4/21/23

Likelihood-Based Methods for Fitting Stochastic Epidemic Models to Noisy Data

https://youtu.be/MgzBdv_84J4

Due to noisy observational data and nonlinear dynamics, even simple stochastic epidemic models such as the Susceptible-Infectious-Removed (SIR) present significant challenges to inference. In particular, evaluating the marginal likelihood of the data under such stochastic processes is a notoriously difficult task. As a result, likelihood-based inference is typically considered out of reach in the presence of missing data, and practitioners often resort to simulation methods or approximations that may bias conclusions and reduce interpretability of estimates. In this talk, Dr. Xu will discuss some recent contributions that enable "exact" inference under the model via the likelihood of observed data, focusing our attention on a perspective that makes use of latent variables to explore configurations of the missing data within a Markov chain Monte Carlo framework. Motivated both by count data from large outbreaks and high-resolution contact data from mobile health studies, this talk will show how our data-augmented approach successfully learns the interpretable epidemic parameters and scales to handle large realistic data settings efficiently.

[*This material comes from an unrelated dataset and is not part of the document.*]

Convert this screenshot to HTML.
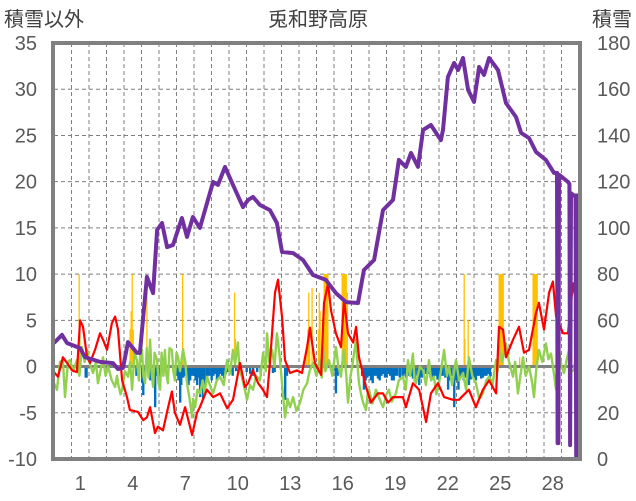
<!DOCTYPE html>
<html><head><meta charset="utf-8">
<style>
html,body{margin:0;padding:0;background:#fff;}
svg{display:block;font-family:"Liberation Sans","Noto Sans CJK JP",sans-serif;}
.tk{font-size:20px;fill:#595959;}
</style></head>
<body>
<svg id="chart" width="636" height="501" viewBox="0 0 636 501" xmlns="http://www.w3.org/2000/svg">
<text x="318" y="26" text-anchor="middle" font-size="20" fill="#404040" font-family="Liberation Sans, Noto Sans CJK JP, sans-serif">兎和野高原</text>
<text x="4" y="26" font-size="20" fill="#404040" font-family="Liberation Sans, Noto Sans CJK JP, sans-serif">積雪以外</text>
<text x="632" y="26" text-anchor="end" font-size="20" fill="#404040" font-family="Liberation Sans, Noto Sans CJK JP, sans-serif">積雪</text>
<g id="grid"></g>
<g id="bars"></g>
<g id="lines"></g>
<g id="axes"></g>
</svg>
<script>
const leftTicks=[-10,-5,0,5,10,15,20,25,30,35];
const rightTicks=[0,20,40,60,80,100,120,140,160,180];
const dayLabels=[1,4,7,10,13,16,19,22,25,28];
const snowT=[0,0.46,0.74,1.49,1.77,2.63,3.37,3.66,3.94,4.23,4.74,4.91,5.31,5.66,5.89,6.17,6.46,6.8,7.31,7.6,7.94,8.34,8.63,9.09,9.37,9.77,10.23,10.8,11.09,11.37,11.77,12.34,12.74,13.03,13.66,14.23,14.8,15.54,16.11,16.69,17.37,17.71,18.29,18.8,19.37,19.71,20.11,20.4,20.8,21.09,21.54,22.11,22.23,22.51,22.86,23.09,23.37,23.66,24,24.29,24.57,24.86,25.37,25.83,26.4,26.69,27.14,27.54,28.11,28.57,28.74,28.78,28.82,28.86,29.37,29.45,29.49,29.54,29.71,29.8,29.84,29.9,30];
const snowV=[50.2,53.7,50.2,48,44.1,42,41.5,38.9,39.4,50.6,45.9,45.9,78.8,71.8,99.1,102.1,91.7,92.6,104.3,96.1,104.7,100,107.7,119.9,118.6,126.4,118.6,109,112.1,113.4,109.9,107.7,102.1,89.6,89.1,86.1,79.6,77.5,71.8,67.9,67.5,81.8,86.1,107.7,112.1,129.4,126.4,132.4,126.4,142.4,144.5,138,142.4,165.3,171.4,168.3,173.5,159.7,154.5,169.6,166.2,173.5,168.3,154,148,141.1,138.9,132.9,129.4,123.8,123.8,6.9,6.9,123,119.9,119,6,115,114,114,1,114,114];
const tempT=[0,0.23,0.51,0.74,1.03,1.31,1.49,1.66,1.89,2.06,2.34,2.63,2.8,3.03,3.31,3.49,3.66,3.89,4.17,4.34,4.8,5.09,5.31,5.49,5.77,5.94,6.23,6.51,6.74,6.91,7.2,7.49,7.89,8.17,8.34,8.74,9.09,9.49,9.89,10.23,10.63,10.91,11.09,11.37,11.66,11.94,12.17,12.34,12.63,12.8,13.03,13.2,13.49,13.89,14.17,14.46,14.63,14.91,15.26,15.43,15.66,15.83,16.11,16.4,16.57,16.8,17.09,17.26,17.43,17.83,18.11,18.51,18.8,19.09,19.37,19.94,20.11,20.51,20.86,21.26,21.54,21.94,22.29,22.8,23.14,23.71,24.11,24.51,24.86,25.26,25.43,25.66,25.83,26.23,26.57,26.86,27.14,27.54,27.71,28,28.29,28.51,28.69,29.09,29.37,29.66,29.94];
const tempV=[-0.6,-1.1,1,0.4,-0.4,-0.6,5,4.3,1,0.4,1.8,3.6,2.9,1.8,4.7,5.4,4,-1.5,-3.3,-4.7,-4.9,-5.8,-5.5,-4.4,-7.2,-6.5,-6.9,-4.5,-2.7,-5,-6.3,-4.4,-7.4,-5,-4.4,-2.5,-3.3,-2.9,-4.5,-3.6,0.4,-2.2,-1.8,-0.4,-1.8,-2.5,-3.3,0.4,8,9.4,5.4,0.7,-0.7,-0.4,-0.7,2.1,4.2,0.4,-0.9,6.9,9,6.1,3.6,2.1,7.2,3.6,2.6,4.3,1,-2.2,-3.9,-2.9,-2.9,-3.9,-3.3,-3.3,-4.4,-1.8,-2.5,-6,-2.9,-1.8,-3.3,-3.6,-3.6,-2.5,-4.4,-2.5,-1.5,-2.9,4.3,4,1,2.9,4.3,1.5,1.8,5.8,6.9,4,8,9.2,5.4,3.6,3.6,9,5.8];
const greenT=[0,0.17,0.34,0.51,0.63,0.8,0.91,1.1,1.31,1.45,1.6,1.75,1.89,2.05,2.23,2.4,2.51,2.65,2.8,2.95,3.09,3.3,3.49,3.6,3.66,3.8,3.89,4.05,4.23,4.35,4.46,4.6,4.74,4.85,4.95,5.03,5.1,5.2,5.3,5.4,5.49,5.57,5.66,5.75,5.89,5.97,6.06,6.15,6.25,6.34,6.42,6.51,6.6,6.74,6.82,6.91,7,7.09,7.2,7.37,7.5,7.6,7.75,7.89,7.95,8.06,8.2,8.34,8.5,8.6,8.74,8.9,9.09,9.3,9.49,9.7,9.89,10.05,10.23,10.35,10.51,10.6,10.74,10.9,11.03,11.2,11.37,11.55,11.77,11.95,12.1,12.17,12.3,12.46,12.6,12.74,12.9,13.03,13.2,13.35,13.49,13.66,13.85,14.06,14.25,14.46,14.6,14.8,15,15.2,15.3,15.37,15.5,15.71,15.9,16.11,16.25,16.4,16.5,16.57,16.7,16.8,16.95,17.09,17.26,17.35,17.43,17.55,17.66,17.83,17.92,18,18.2,18.4,18.6,18.8,19,19.14,19.3,19.54,19.7,19.94,20.1,20.23,20.35,20.51,20.6,20.69,20.9,21.09,21.25,21.43,21.55,21.71,21.85,22,22.15,22.29,22.45,22.57,22.75,22.97,23.15,23.37,23.55,23.71,23.9,24.11,24.3,24.51,24.7,24.86,25.05,25.26,25.35,25.43,25.6,25.83,26,26.23,26.35,26.51,26.65,26.8,26.95,27.14,27.3,27.43,27.55,27.71,27.9,28.11,28.25,28.4,28.55,28.69,28.75,28.86,29,29.14,29.3,29.43,29.55,29.71,29.85,30];
const greenV=[-1.8,-2.5,0.5,0.7,-3.3,0.5,0.7,-0.5,0.7,-1,2.1,0.5,1.8,0.3,-0.7,0.5,-1.8,-0.5,1,-1,0,-1.5,-2.2,-1,-1.8,-3,-2.5,-0.5,-1.1,0.5,-2.5,1.5,0.7,-1.5,2,1.8,-1,-1.8,2,-1.2,2.9,-0.5,-2.2,1.5,0.7,-1.8,-2.5,1.5,-1,1.8,-0.8,-1.8,2,1.8,-0.5,-1.5,1.5,1,-0.5,1.8,0.5,-1.8,-3.5,-5.5,-3.5,-4.4,-2.5,-2.9,-1.5,-3,-1.1,-2,-2.9,-1.5,-1.1,-2,0.7,-0.8,1.8,0.3,2.6,-0.5,-1.1,-2.5,-3.6,-2,-2.5,-1,-1.5,1.5,-0.5,3.6,0.5,1.8,0,3.6,1,-1.8,-5.5,-3.5,-4.4,-3.3,-4.8,-3.9,-2.5,-1.8,-0.5,0.4,-1,0.7,-1.2,2.1,-0.5,0.7,-1,2.1,0,-1.1,1,1.8,-1,-3.9,-1,0.7,2.9,0,-1.8,-3,-3.9,-4.7,-3,-2.5,-4,-2.5,-3.5,-4.4,-3,-2.5,-3.8,-2.9,-1.5,-1.1,-2.5,0.7,-1,1.4,-1.5,-1.8,0,-0.4,-2,0.7,-1.5,-1.1,-3,-1.8,0,1.8,-1,0,-2,0.7,-1.5,-0.7,-2.5,1,-1,-1.8,-3.5,-2.9,-1.5,-1.1,-2,0.7,-0.5,2.1,0.5,2.5,0.5,-1.1,0.5,-2.9,-1,1,-1,0,-1.5,-3.3,-0.5,1.8,0.5,2.5,0.8,1.4,-0.5,-2.5,0.5,1.8,0,-0.7,0.8,1.8,-0.5,-0.4,1.5,1.4];
const precipT=[1.43,1.47,4.34,4.4,4.46,4.52,5.3,7.34,7.4,10.31,10.36,14.4,14.5,14.55,14.6,14.74,15.1,15.15,15.2,15.43,15.47,15.51,15.55,15.6,15.64,16.46,16.5,16.54,16.58,16.62,16.66,16.69,16.75,23.43,23.47,23.66,25.43,25.47,25.51,25.55,25.6,25.64,25.66,26.6,27.37,27.41,27.45,27.49,27.53,27.57,27.6];
const precipV=[10,5,4,6,10,4,8,10,2,8,3,2,4,8,4,8.5,4,8,6,10,10,10,10,10,10,10,10,10,10,10,10,10,8,10,3,5,10,10,10,10,10,10,10,1,10,10,10,10,10,10,10];
const meltT=[1.8,1.85,4.7,5.03,5.09,5.2,5.5,5.77,5.83,6.06,7.0,7.1,7.2,7.26,7.38,7.49,7.6,7.68,7.77,7.88,8.0,8.08,8.17,8.25,8.34,8.4,8.51,8.6,8.74,8.86,9.0,9.1,9.2,9.3,9.4,9.5,9.6,9.7,9.8,9.9,10.0,10.2,10.4,11.0,11.2,11.37,11.6,11.8,12.5,12.6,13.2,13.3,16.0,16.1,16.2,17.6,17.7,17.8,17.9,18.0,18.1,18.2,18.3,18.4,18.5,18.6,18.7,18.8,18.9,19.0,19.1,19.2,19.3,19.4,19.5,19.6,19.75,19.9,20.0,20.1,20.25,20.4,20.5,20.6,20.75,20.86,21.0,21.1,21.25,21.4,21.5,21.6,21.7,21.8,21.9,22.0,22.1,22.2,22.35,22.51,22.6,22.7,22.86,23.0,23.1,23.2,23.3,23.4,23.5,23.6,23.7,23.8,23.9,24.0,24.1,24.2,24.3,24.4,24.5,24.6,24.7,24.8,24.9];
const meltV=[-1.2,-1.2,-1,-1.8,-3.1,-1,-1.5,-4.4,-1,-1.5,-1,-1.5,-3.9,-2,-1.2,-1,-1.2,-2,-1.5,-1,-1,-1.5,-2,-1.2,-3.3,-1.5,-3.6,-2,-1.5,-1,-1.5,-1,-0.8,-1.5,-1.2,-0.8,-1,-1.3,-0.8,-0.6,-0.6,-1,-0.5,-0.6,-0.8,-1,-0.6,-1,-0.7,-0.6,-3.6,-1,-0.5,-2.9,-1,-1,-2.5,-1.5,-1.2,-1,-1.5,-1.8,-1,-1,-1.3,-1.5,-1,-0.8,-1.2,-1.2,-0.8,-1,-1.5,-1.5,-1,-1,-1.2,-1,-0.8,-1.2,-1,-1,-1.3,-1.5,-1,-2,-1.2,-1,-0.8,-0.8,-1.2,-1.2,-1,-1,-1.4,-1.5,-1,-1,-1.2,-2.5,-1.5,-1,-4.4,-1.5,-2.5,-1.3,-1,-1.5,-1.2,-1,-2,-1.4,-1,-1.2,-1.5,-1,-1,-1.3,-1.2,-1,-1,-0.8,-1.2,-1];

const NS='http://www.w3.org/2000/svg';
const X0=54,X1=579,Y0=43,Y1=459,SLOTS=30;
function xs(t){return X0+t*(X1-X0)/SLOTS;}
function yl(v){return Y1-(v+10)*(Y1-Y0)/45;}
function yr(v){return Y1-v*(Y1-Y0)/180;}
function mk(tag,attrs,parent){const e=document.createElementNS(NS,tag);for(const k in attrs)e.setAttribute(k,attrs[k]);parent.appendChild(e);return e;}
const grid=document.getElementById('grid'),bars=document.getElementById('bars'),lines=document.getElementById('lines'),axes=document.getElementById('axes');

for(let k=1;k<SLOTS;k++){
  const l=mk('line',{x1:xs(k),x2:xs(k),y1:Y0,y2:Y1,stroke:'#7f7f7f','stroke-width':1,'stroke-dasharray':'4,3'},grid);
  
  
}
leftTicks.forEach(v=>{
  if(v!==0&&v!==-10&&v!==35){
    const l=mk('line',{x1:X0,x2:X1,y1:yl(v),y2:yl(v),stroke:'#7f7f7f','stroke-width':1,'stroke-dasharray':'4,3'},grid);
    
    
  }
  const t=mk('text',{x:37,y:yl(v)+7,'text-anchor':'end',class:'tk'},axes);
  t.textContent=v;
  
  
});
rightTicks.forEach(v=>{
  const t=mk('text',{x:597,y:yr(v)+7,class:'tk'},axes);
  t.textContent=v;
  
  
});
dayLabels.forEach(d=>{
  const t=mk('text',{x:xs(d+0.5),y:490,'text-anchor':'middle',class:'tk'},axes);
  t.textContent=d;
  
  
});
precipT.forEach((t,i)=>{
  const y=yl(precipV[i]);
  const r=mk('rect',{x:xs(t)-0.5,y:y,width:1.3,height:yl(0)-y,fill:'#ffc000'},bars);
  
  
});
meltT.forEach((t,i)=>{
  const y=yl(meltV[i]);
  const r=mk('rect',{x:xs(t)-1,y:yl(0),width:2.4,height:y-yl(0),fill:'#0070c0'},bars);
  
  
});
const zl=mk('line',{x1:X0,x2:X1,y1:yl(0),y2:yl(0),stroke:'#808080','stroke-width':3},bars);


function poly(T,V,yf,color,w,name){
  const p=mk('polyline',{points:T.map((t,i)=>xs(t).toFixed(1)+','+yf(V[i]).toFixed(1)).join(' '),fill:'none',stroke:color,'stroke-width':w,'stroke-linejoin':'round'},lines);
  
  
}
poly(greenT,greenV,yl,'#92d050',2.4,'humidity-line');
poly(tempT,tempV,yl,'#ff0000',2.2,'temperature-line');
poly(snowT,snowV,yr,'#7030a0',4,'snow-depth-line');
const fr=mk('path',{d:`M${X0-1},${Y1} V${Y0} H${X1+1} V${Y1} Z`,fill:'none',stroke:'#808080','stroke-width':4},axes);


</script>
</body></html>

Dr. Jason Xu is an Assistant Professor in the Department of Statistical Science at Duke University, with a secondary appointment by courtesy in Biostatistics and Bioinformatics. Prior to joining the faculty at Duke, Jason worked at the University of California Los Angeles with support from the NSF Mathematical Sciences Postdoctoral Research Fellowship. He completed hisPhD in Statistics at the University of Washington where his work was funded by an NDSEG Fellowship. Dr. Xu grew up in Tucson, where he received a BS in Mathematics from the University of Arizona in 2012.